Given task: Set down the full listing exactly as given. Any pictures are to be left out.

Dataset excerpt:
▼
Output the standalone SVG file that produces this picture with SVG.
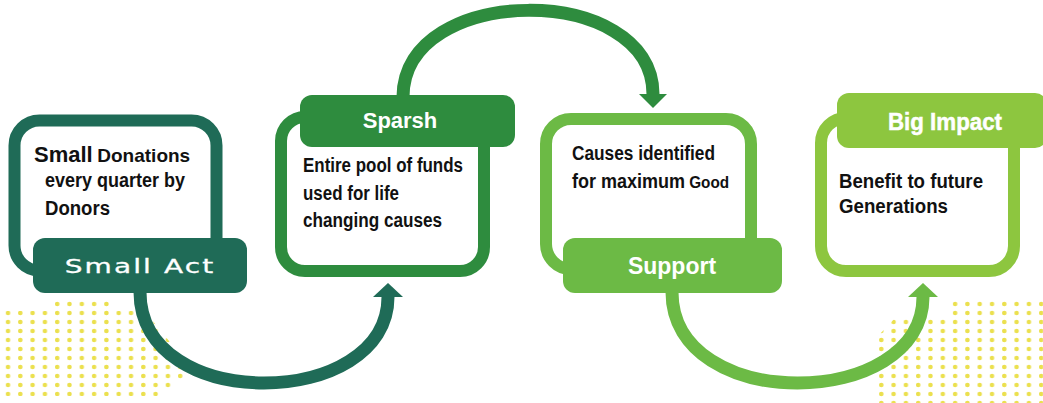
<svg xmlns="http://www.w3.org/2000/svg" width="1043" height="403" viewBox="0 0 1043 403">
<style>
.frame{fill:none;stroke-width:12}
.body{font-family:"Liberation Sans",Arial,sans-serif;font-weight:bold;fill:#111;font-size:20px}
.lbl{font-family:"Liberation Sans",Arial,sans-serif;font-weight:bold;fill:#fff;text-anchor:middle}
.conn{fill:none;stroke-width:13}
.c1{stroke:#1f6b57}.f1{fill:#1f6b57}
.c2{stroke:#2e8c3e}.f2{fill:#2e8c3e}
.c3{stroke:#6cba45}.f3{fill:#6cba45}
.c4{stroke:#8dc63f}.f4{fill:#8dc63f}
</style>
<defs>
<pattern id="dots" patternUnits="userSpaceOnUse" x="2" y="3" width="12.3" height="9">
<circle cx="6" cy="4" r="2.3" fill="#ebe04e"/>
</pattern>
<marker id="m1" markerUnits="userSpaceOnUse" markerWidth="16" markerHeight="32" refX="0" refY="16" orient="auto" viewBox="0 0 16 32"><path d="M0,1 L14,16 L0,31 z" fill="#1f6b57"/></marker>
<marker id="m2" markerUnits="userSpaceOnUse" markerWidth="16" markerHeight="32" refX="0" refY="16" orient="auto" viewBox="0 0 16 32"><path d="M0,2 L14,16 L0,30 z" fill="#2e8c3e"/></marker>
<marker id="m3" markerUnits="userSpaceOnUse" markerWidth="16" markerHeight="32" refX="0" refY="16" orient="auto" viewBox="0 0 16 32"><path d="M0,1 L14,16 L0,31 z" fill="#6cba45"/></marker>
</defs>
<rect width="1043" height="403" fill="#fff"/>
<g id="dots-left"><polygon points="52,301 112,301 112,311 140,311 152,320 186,362 186,376 160,396 5,396 5,311 52,311" fill="url(#dots)"/></g>
<g id="dots-right"><polygon points="950,300 1043,300 1043,403 878,403 878,336 895,318 950,318" fill="url(#dots)"/></g>
<g id="connectors">
<path class="conn c1" d="M140,292 C140,415 388,410 388,297" marker-end="url(#m1)"/>
<path class="conn c2" d="M403,97 C403,-18 653,-18 653,94" marker-end="url(#m2)"/>
<path class="conn c3" d="M672,292 C672,415 923,410 923,297" marker-end="url(#m3)"/>
</g>
<g id="node-small-act">
<rect class="frame c1" x="14.5" y="120.5" width="202" height="150" rx="25" stroke-width="11"/>
<rect class="f1" x="33" y="238" width="214" height="55" rx="12"/>
<text transform="translate(140,273) scale(1.4,1)" x="0" y="0" font-family="'DejaVu Sans',sans-serif" font-size="20" fill="#fff" stroke="#fff" stroke-width="0.3" text-anchor="middle" letter-spacing="1.5">Small Act</text>
<text class="body" y="162"><tspan x="34" font-size="22">Small</tspan><tspan x="92" font-size="19"> Donations</tspan></text>
<text class="body" x="45" y="187" font-size="19" textLength="140" lengthAdjust="spacingAndGlyphs">every quarter by</text>
<text class="body" x="45" y="215" font-size="19" textLength="65" lengthAdjust="spacingAndGlyphs">Donors</text>
</g>
<g id="node-sparsh">
<rect class="frame c2" x="281" y="117" width="203" height="154" rx="24"/>
<rect class="f2" x="300" y="95" width="215" height="52" rx="12"/>
<text class="lbl" x="400" y="128" font-size="22">Sparsh</text>
<text class="body" x="303" y="172" textLength="160" lengthAdjust="spacingAndGlyphs">Entire pool of funds</text>
<text class="body" x="303" y="200" textLength="96" lengthAdjust="spacingAndGlyphs">used for life</text>
<text class="body" x="303" y="227" textLength="139" lengthAdjust="spacingAndGlyphs">changing causes</text>
</g>
<g id="node-support">
<rect class="frame c3" x="546" y="119" width="205" height="150" rx="25"/>
<rect class="f3" x="563" y="238" width="219" height="55" rx="12"/>
<text class="lbl" x="672" y="274" font-size="23">Support</text>
<text class="body" x="572" y="160" textLength="143" lengthAdjust="spacingAndGlyphs">Causes identified</text>
<text class="body" transform="translate(572,188) scale(0.9,1)" x="0" y="0">for maximum<tspan font-size="17"> Good</tspan></text>
</g>
<g id="node-big-impact">
<rect class="frame c4" x="821" y="118" width="193" height="153" rx="25"/>
<rect class="f4" x="837" y="93" width="210" height="55" rx="12"/>
<text class="lbl" x="945" y="130" font-size="24" font-weight="normal" stroke="#fff" stroke-width="0.5" textLength="114" lengthAdjust="spacingAndGlyphs">Big Impact</text>
<text class="body" x="839" y="188" font-size="19" textLength="144" lengthAdjust="spacingAndGlyphs">Benefit to future</text>
<text class="body" x="839" y="213" font-size="19" textLength="109" lengthAdjust="spacingAndGlyphs">Generations</text>
</g>
</svg>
▲
Finished task:
Output the standalone SVG file that produces this picture with SVG.
<svg xmlns="http://www.w3.org/2000/svg" width="1043" height="403" viewBox="0 0 1043 403">
<style>
.frame{fill:none;stroke-width:12}
.body{font-family:"Liberation Sans",Arial,sans-serif;font-weight:bold;fill:#111;font-size:20px}
.lbl{font-family:"Liberation Sans",Arial,sans-serif;font-weight:bold;fill:#fff;text-anchor:middle}
.conn{fill:none;stroke-width:13}
.c1{stroke:#1f6b57}.f1{fill:#1f6b57}
.c2{stroke:#2e8c3e}.f2{fill:#2e8c3e}
.c3{stroke:#6cba45}.f3{fill:#6cba45}
.c4{stroke:#8dc63f}.f4{fill:#8dc63f}
</style>
<defs>
<pattern id="dots" patternUnits="userSpaceOnUse" x="2" y="3" width="12.3" height="9">
<circle cx="6" cy="4" r="2.3" fill="#ebe04e"/>
</pattern>
<marker id="m1" markerUnits="userSpaceOnUse" markerWidth="16" markerHeight="32" refX="0" refY="16" orient="auto" viewBox="0 0 16 32"><path d="M0,1 L14,16 L0,31 z" fill="#1f6b57"/></marker>
<marker id="m2" markerUnits="userSpaceOnUse" markerWidth="16" markerHeight="32" refX="0" refY="16" orient="auto" viewBox="0 0 16 32"><path d="M0,2 L14,16 L0,30 z" fill="#2e8c3e"/></marker>
<marker id="m3" markerUnits="userSpaceOnUse" markerWidth="16" markerHeight="32" refX="0" refY="16" orient="auto" viewBox="0 0 16 32"><path d="M0,1 L14,16 L0,31 z" fill="#6cba45"/></marker>
</defs>
<rect width="1043" height="403" fill="#fff"/>
<g id="dots-left"><polygon points="52,301 112,301 112,311 140,311 152,320 186,362 186,376 160,396 5,396 5,311 52,311" fill="url(#dots)"/></g>
<g id="dots-right"><polygon points="950,300 1043,300 1043,403 878,403 878,336 895,318 950,318" fill="url(#dots)"/></g>
<g id="connectors">
<path class="conn c1" d="M140,292 C140,415 388,410 388,297" marker-end="url(#m1)"/>
<path class="conn c2" d="M403,97 C403,-18 653,-18 653,94" marker-end="url(#m2)"/>
<path class="conn c3" d="M672,292 C672,415 923,410 923,297" marker-end="url(#m3)"/>
</g>
<g id="node-small-act">
<rect class="frame c1" x="14.5" y="120.5" width="202" height="150" rx="25" stroke-width="11"/>
<rect class="f1" x="33" y="238" width="214" height="55" rx="12"/>
<text transform="translate(140,273) scale(1.4,1)" x="0" y="0" font-family="'DejaVu Sans',sans-serif" font-size="20" fill="#fff" stroke="#fff" stroke-width="0.3" text-anchor="middle" letter-spacing="1.5">Small Act</text>
<text class="body" y="162"><tspan x="34" font-size="22">Small</tspan><tspan x="92" font-size="19"> Donations</tspan></text>
<text class="body" x="45" y="187" font-size="19" textLength="140" lengthAdjust="spacingAndGlyphs">every quarter by</text>
<text class="body" x="45" y="215" font-size="19" textLength="65" lengthAdjust="spacingAndGlyphs">Donors</text>
</g>
<g id="node-sparsh">
<rect class="frame c2" x="281" y="117" width="203" height="154" rx="24"/>
<rect class="f2" x="300" y="95" width="215" height="52" rx="12"/>
<text class="lbl" x="400" y="128" font-size="22">Sparsh</text>
<text class="body" x="303" y="172" textLength="160" lengthAdjust="spacingAndGlyphs">Entire pool of funds</text>
<text class="body" x="303" y="200" textLength="96" lengthAdjust="spacingAndGlyphs">used for life</text>
<text class="body" x="303" y="227" textLength="139" lengthAdjust="spacingAndGlyphs">changing causes</text>
</g>
<g id="node-support">
<rect class="frame c3" x="546" y="119" width="205" height="150" rx="25"/>
<rect class="f3" x="563" y="238" width="219" height="55" rx="12"/>
<text class="lbl" x="672" y="274" font-size="23">Support</text>
<text class="body" x="572" y="160" textLength="143" lengthAdjust="spacingAndGlyphs">Causes identified</text>
<text class="body" transform="translate(572,188) scale(0.9,1)" x="0" y="0">for maximum<tspan font-size="17"> Good</tspan></text>
</g>
<g id="node-big-impact">
<rect class="frame c4" x="821" y="118" width="193" height="153" rx="25"/>
<rect class="f4" x="837" y="93" width="210" height="55" rx="12"/>
<text class="lbl" x="945" y="130" font-size="24" font-weight="normal" stroke="#fff" stroke-width="0.5" textLength="114" lengthAdjust="spacingAndGlyphs">Big Impact</text>
<text class="body" x="839" y="188" font-size="19" textLength="144" lengthAdjust="spacingAndGlyphs">Benefit to future</text>
<text class="body" x="839" y="213" font-size="19" textLength="109" lengthAdjust="spacingAndGlyphs">Generations</text>
</g>
</svg>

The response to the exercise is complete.